Now 65, Dreyfuss is here to talk, in his famous nasal baritone, about something he did almost 40 years ago. That was his first leading role in a movie in 1974, as Duddy in Ted Kotcheff's The Apprenticeship of Duddy Kravitz, based on the 1959 novel by Kotcheff's friend, Mordecai Richler. The story follows a likeable, if indefensible 18-year-old Montreal hustler, who betrays friends and his lover in his desire to make something of himself.

The movie screened here as part of the Cannes Classics program in a beautiful new print, a $175,000 restoration overseen by the Academy of Canadian Cinema and Television.

While in Cannes, Dreyfuss also took time to introduce a free beach screening of Jaws, a movie that he made just a year after Duddy Kravitz, in 1975. The two movies have a connection beyond the insatiable restless appetites of their protagonists. Dreyfuss thought that Duddy Kravitz was "a great shot and a great script." As for Jaws? He turned it down twice. Then, when he saw Duddy Kravitz at its Place des Arts premiere, he thought that his performance was so bad that he would never work in film again. He promptly decided to accept the Steven Spielberg offer.

What triggered such an extreme response?

"You're asking for a rational answer to an irrational reaction. I could give you lots of reasons but … I had just never watched myself onscreen for that long. Oh, actually, I had sneaked into a rough cut of American Graffiti and quietly went insane. Later, when George [director George Lucas] asked me what I thought of the film, I said, 'It's a fine film but please cut me out of it – and I think I know how to do it.' He ignored me, of course."

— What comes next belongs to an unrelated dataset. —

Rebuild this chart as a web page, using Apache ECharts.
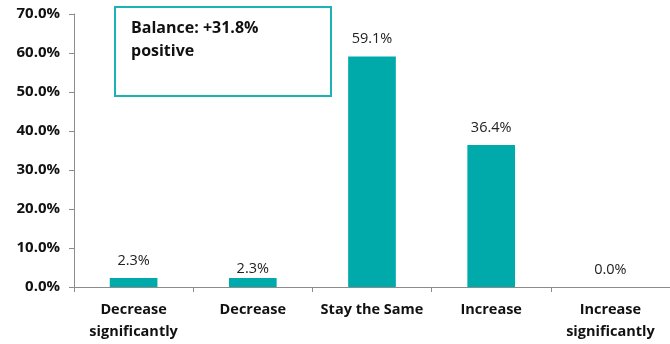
<!DOCTYPE html>
<html><head><meta charset="utf-8">
<script src="https://cdn.jsdelivr.net/npm/echarts@6/dist/echarts.min.js"></script>
<style>html,body{margin:0;padding:0;background:#fff}#c{width:670px;height:344px}</style>
</head><body><div id="c"></div>
<script>
const categories = ["Decrease\nsignificantly", "Decrease", "Stay the Same", "Increase", "Increase\nsignificantly"];
const values = [2.3, 2.3, 59.1, 36.4, 0.0];
const balanceText = "Balance: +31.8%\npositive";
const FONT = "'Open Sans', sans-serif";
const chart = echarts.init(document.getElementById('c'));
const seriesData = values.map((v, i) => i === 1 ? {value: v, label: {distance: 2}} : {value: v});
chart.setOption({
  animation: false,
  grid: {left: 74, right: 0, top: 14, bottom: 57},
  xAxis: {
    type: 'category', data: categories,
    axisLine: {lineStyle: {color: '#8c8c8c', width: 1}},
    axisTick: {show: true, alignWithLabel: false, length: 5, lineStyle: {color: '#8c8c8c'}},
    axisLabel: {color: '#111', fontFamily: FONT, fontWeight: 'bold', fontSize: 14.5, lineHeight: 22, margin: 12, interval: 0}
  },
  yAxis: {
    type: 'value', min: 0, max: 70, interval: 10,
    axisLine: {show: true, lineStyle: {color: '#8c8c8c'}},
    axisTick: {show: true, length: 5, lineStyle: {color: '#8c8c8c'}},
    splitLine: {show: false},
    axisLabel: {color: '#111', fontFamily: FONT, fontWeight: 'bold', fontSize: 15, margin: 14, formatter: v => v.toFixed(1) + '%'}
  },
  series: [{
    type: 'bar', data: seriesData, barWidth: '40%',
    itemStyle: {color: '#00AAAA'},
    label: {show: true, position: 'top', distance: 10, color: '#222', fontFamily: FONT, fontSize: 14.5, formatter: p => p.value.toFixed(1) + '%'}
  }],
  graphic: [
    {type: 'rect', left: 114, top: 6, shape: {width: 216, height: 89}, style: {fill: '#fff', stroke: '#1BB3B3', lineWidth: 2}},
    {type: 'text', left: 131, top: 17, style: {text: balanceText, font: "bold 16px 'Open Sans', sans-serif", lineHeight: 23, fill: '#111'}}
  ]
});
</script></body></html>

The hypersensitivity may have been more than normal artistic temperament. Dreyfuss developed drug problems and went into rehab in the early eighties after crashing a car. He has later talked publicly about a long-time bipolar disorder.

When I ask him how his opinion has changed since the last time he looked at Duddy, he shakes his head: "My daughter asked me once why I never see my movies and I said, 'I never made them for me to see, I made them for you to see.'"

Although The Apprenticeship of Duddy Kravitz was not accepted at the Cannes International Film Festival in 1974, it won the Golden Bear at the Berlin International Film Festival and an Academy Award nomination for best script, though not for Dreyfuss, who says, "But I made a lot of money betting against myself."

The accolades came soon after. He won a Best Actor award for The Goodbye Girl at the age of 30 in 1977 and another nomination for Mr. Holland's Opus in 1997. Spielberg called Dreyfuss his "alter ego" in two of the director's most enduring films, Jaws and Close Encounters of the Third Kind.

Critic Pauline Kael predicted that Duddy was the kind of performance would follow Dreyfuss around: "No matter how phenomenal Richard Dreyfuss is in other roles, it's not likely that he'll ever top his performance in this teeming, energetic Canadian film."

"There is some truth to what she wrote," he says. "Roles like that don't come along very often. You might be in bigger movies, but you don't get a complex woven character. You are unlikely to get that very often, just on mathematics alone."

And, contemplating the irrepressible Duddiness of Duddy, he wonders how it all turned out. "Wouldn't you like to find out what happens to him? I wonder if he became Donald Trump or a cab driver? Someone should make that movie."